Received 0x459 last night too. Didn't notice any changes.


----------



## Jason Whiddon (Aug 17, 2006)

Got it on my HR24-200.


----------



## fmarullo (Oct 18, 2006)

I have 4 HD receivers, I noticed on my DVR HR21-700 that as of late the TVApps is broken - 301. I reset defaults / red button reset / network config Mx times, satellite cfg, called D*...
It works on all my other TVs and I can connect (internet) on this Recvr ( YouTube etc).
I noticed the last software upgrade was 2.17 and that seems to coincide with when this problem appeared.

Anyone else notice this side affect?


----------



## Smoot (Jun 4, 2003)

fmarullo said:


> I have 4 HD receivers, I noticed on my DVR HR21-700 that as of late the TVApps is broken - 301. I reset defaults / red button reset / network config Mx times, satellite cfg, called D*...
> It works on all my other TVs and I can connect (internet) on this Recvr ( YouTube etc).
> I noticed the last software upgrade was 2.17 and that seems to coincide with when this problem appeared.
> 
> Anyone else notice this side affect?


I had the same problem with the 0x457 update on my HR21-100. TVApps used to work just fine--when they actually worked--but now all I get is the 301 error. I have tried hard resetting the HR21, my router, first putting the settings on AUTO, then manually configuring the STB ports, port forwarding ports 27177 and 27178, putting the HR21 in the DMZ in my router, etc. Nothing has worked. If it is my router--and I'm betting it is not--it is not worth replacing it just to get friggin' "TVApps" working. There were nice to have, but not vital.

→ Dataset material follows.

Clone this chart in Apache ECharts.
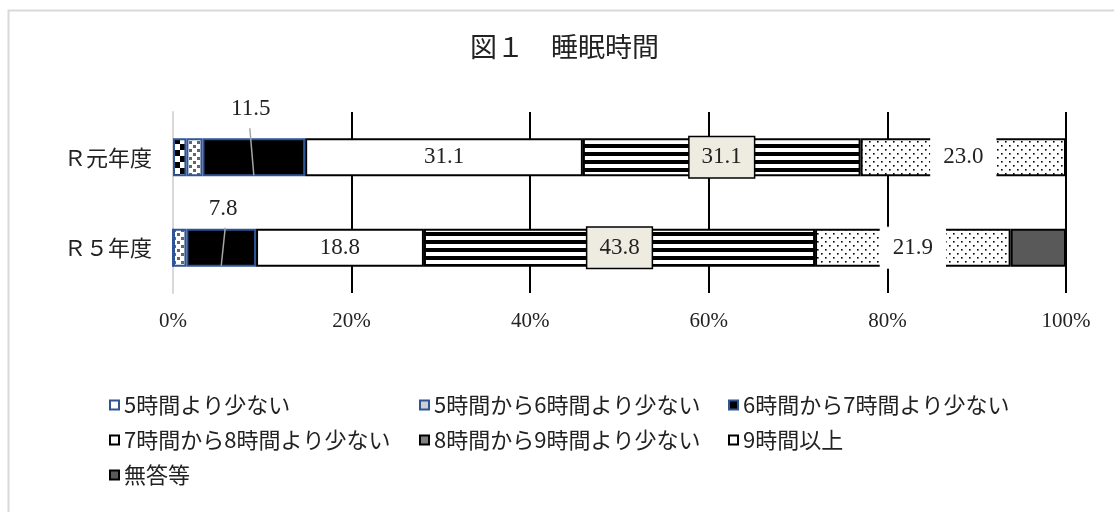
<!DOCTYPE html>
<html><head><meta charset="utf-8">
<script src="https://cdn.jsdelivr.net/npm/echarts/dist/echarts.min.js"></script>
<style>html,body{margin:0;padding:0;background:#fff}#c{width:1114px;height:512px}</style>
</head><body><div id="c"></div>
<script>
// ---- data ----
const titleText = '図１　睡眠時間';
const categories = ['Ｒ元年度', 'Ｒ５年度'];
const seriesNames = ['5時間より少ない', '5時間から6時間より少ない', '6時間から7時間より少ない',
  '7時間から8時間より少ない', '8時間から9時間より少ない', '9時間以上', '無答等'];
const lessThan5 = [1.5, 0];
const from5to6 = [1.8, 1.5];
const from6to7 = [11.5, 7.8];
const from7to8 = [31.1, 18.8];
const from8to9 = [31.1, 43.8];
const over9 = [23.0, 21.9];
const noAnswer = [0, 6.2];
const xMin = 0, xMax = 100, xStep = 20;

// ---- styles ----
function pat(w, h, draw) {
  const c = document.createElement('canvas'); c.width = w; c.height = h;
  const g = c.getContext('2d'); g.fillStyle = '#fff'; g.fillRect(0, 0, w, h); draw(g);
  return { image: c, repeat: 'repeat' };
}
const checker = pat(12, 12, g => { g.fillStyle = '#000'; g.fillRect(0, 0, 6, 6); g.fillRect(6, 6, 6, 6); });
const graySq = pat(8, 8, g => { g.fillStyle = '#666'; g.fillRect(1, 1, 3, 3); g.fillRect(5, 5, 3, 3); });
const stripes = pat(8, 8, g => { g.fillStyle = '#000'; g.fillRect(0, 0, 8, 4); });
const dots = pat(8, 8, g => { g.fillStyle = '#000'; g.fillRect(1, 1, 1.6, 1.6); g.fillRect(5, 5, 1.6, 1.6); });

const fills = [checker, graySq, '#000', '#fff', stripes, dots, '#595959'];
const borders = ['#2F5597', '#2F5597', '#2F5597', '#000', '#000', '#000', '#000'];
const legendFills = ['#fff', '#d0d0d0', '#000', '#fff', '#808080', '#fff', '#595959'];
const legendLayout = [[109, 394], [419, 394], [728, 394], [109, 429], [419, 429], [728, 429], [109, 464]];
const topLabelDist = [18, 9];
const topLabelDx = [-3, 2];
const leaderSlant = [-4, 4];
const leaderTopExt = [10, 1];

const serif = '"Liberation Serif", "DejaVu Serif", serif';
const cjk = '"Noto Sans CJK JP", sans-serif';
const txt = '#222';
const fmt = p => Number(p.value).toFixed(1);
const baseLabel = { fontFamily: serif, fontSize: 23, lineHeight: 22, color: txt, formatter: fmt };
const labelCfg = [
  { show: false },
  { show: false },
  Object.assign({ show: true, position: 'top' }, baseLabel),
  Object.assign({ show: true, position: 'inside' }, baseLabel),
  Object.assign({ show: true, position: 'inside', backgroundColor: '#EEECE1', borderColor: '#000', borderWidth: 1.5, padding: [9, 12] }, baseLabel),
  Object.assign({ show: true, position: 'inside', backgroundColor: '#fff', padding: [10, 13] }, baseLabel),
  { show: false }
];

const valueSets = [lessThan5, from5to6, from6to7, from7to8, from8to9, over9, noAnswer];

const barSeries = valueSets.map((vals, k) => ({
  name: seriesNames[k],
  type: 'bar',
  stack: 'total',
  barWidth: 38,
  itemStyle: { color: fills[k], borderColor: borders[k], borderWidth: 2 },
  label: labelCfg[k],
  emphasis: { disabled: true },
  data: vals.map((v, i) => (k === 2 ? { value: v, label: { distance: topLabelDist[i], offset: [topLabelDx[i], 0] } } : v))
}));

const leaderData = categories.map((c, i) => [lessThan5[i] + from5to6[i] + from6to7[i] / 2, i]);
const leaderSeries = {
  type: 'custom',
  z: 5,
  silent: true,
  encode: { x: 0, y: 1 },
  data: leaderData,
  renderItem: (params, api) => {
    const i = params.dataIndex;
    const p = api.coord([api.value(0), api.value(1)]);
    return {
      type: 'line',
      shape: { x1: p[0] + leaderSlant[i], y1: p[1] - 19 - leaderTopExt[i], x2: p[0], y2: p[1] + 18 },
      style: { stroke: '#A6A6A6', lineWidth: 1.5 }
    };
  }
};

const legends = seriesNames.map((n, k) => ({
  left: legendLayout[k][0], top: legendLayout[k][1], padding: 0,
  selectedMode: false, itemWidth: 9, itemHeight: 9,
  textStyle: { fontFamily: cjk, fontSize: 22, color: txt },
  data: [{ name: n, icon: 'rect', itemStyle: { color: legendFills[k], borderColor: borders[k], borderWidth: 2, decal: 'none' } }]
}));

const chart = echarts.init(document.getElementById('c'), null, { renderer: 'canvas' });
chart.setOption({
  animation: false,
  backgroundColor: '#fff',
  title: { text: titleText, left: 470, top: 33, padding: 0,
    textStyle: { fontFamily: cjk, fontSize: 27, fontWeight: 'normal', color: txt } },
  legend: legends,
  graphic: [{ type: 'rect', silent: true, z: -1,
    shape: { x: 8.5, y: 10.5, width: 1200, height: 600 },
    style: { fill: 'none', stroke: '#d9d9d9', lineWidth: 2 } }],
  grid: { left: 173, right: 48, top: 112, bottom: 219, containLabel: false, outerBoundsMode: 'none' },
  xAxis: {
    type: 'value', min: xMin, max: xMax, interval: xStep,
    axisLine: { show: false }, axisTick: { show: false },
    axisLabel: { formatter: '{value}%', fontFamily: serif, fontSize: 21, color: txt, margin: 18 },
    splitLine: { show: true, lineStyle: { color: ['#d9d9d9', '#000', '#000', '#000', '#000', '#000'], width: 2 } }
  },
  yAxis: {
    type: 'category', inverse: true, data: categories,
    axisLine: { show: true, lineStyle: { color: '#d9d9d9', width: 2 } },
    axisTick: { show: false },
    axisLabel: { fontFamily: cjk, fontSize: 22, color: txt, margin: 21 }
  },
  series: barSeries.concat([leaderSeries])
});
</script>
</body></html>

Still, lots of users are having issues with this, and DirecTV has been both flippant and fairly useless coming up with a solution.


----------



## lartomar2002 (Nov 14, 2007)

Directv just installed a new software update 0x459
(3/1/[email protected]) on my HR24-500 . Does anyone know anything about this? also, while doing a search about this update i read about DTV now having Youtube, I do not have that app on my system. Should I have it or am i miss interpreting what i read? Thanks


----------



## bigdaddynw5 (Mar 2, 2011)

Don't need YouTube, the update incorporates an engine which runs in the background, looks just as you were watching any other VOD except some streams are not HD.


----------



## lartomar2002 (Nov 14, 2007)

so how do i access youtube?


----------



## joed32 (Jul 27, 2006)

lartomar2002 said:


> so how do i access youtube?


Just use smart search and search for something that you know is on Youtube then scroll down to the end of the list on the right side and youtube should be the last thing on the list right after keyword. If you search something that is not going to be in programming then you won't even have to scroll down.
The first one I tried was ABBA, easy to type and instant results.


----------



## finaldiet (Jun 13, 2006)

received updates on HR24-500 and HR24-100. No problems, in fact, my 500 is now just as fast as my 100. Barely touch a control key and it moves instantly.


----------



## Asheville Hoo (Feb 18, 2011)

Finally got the update yesterday, 3/1/11, at 3:27 AM EST. Being a new customer this is the first update rollout I have experienced and I was starting to get a little worried that I hadn't gotten it when seemingly "everyone" else had. Glad to see it came through. I haven't noticed anything different.


----------



## goondog71 (Feb 15, 2006)

I got the update yesterday on my HR24-500. Since I got the update, when I use some of the on screen data, such as the apps or guide, after I hit exit, the video is frozen on the screen, I can hear the audio but the screen is frozen until I change the channel or hit the FF. This only seems to affect live tv not when I am watching something from the dvr.


----------



## Asheville Hoo (Feb 18, 2011)

goondog71, I had the EXACT same issue with my HR24-500 recently, but it was BEFORE the latest update so I'm not sure it is related to the update itself. It was annoying, but I found if I just hit the replay button it would bring the video back. I haven't noticed it recently, but I haven't been watching a lot recently either. In the misery loves miserable company category, I'm glad to know the problem isn't local to me.


----------



## Sea bass (Jun 10, 2005)

goondog71 said:


> I got the update yesterday on my HR24-500. Since I got the update, when I use some of the on screen data, such as the apps or guide, after I hit exit, the video is frozen on the screen, I can hear the audio but the screen is frozen until I change the channel or hit the FF. This only seems to affect live tv not when I am watching something from the dvr.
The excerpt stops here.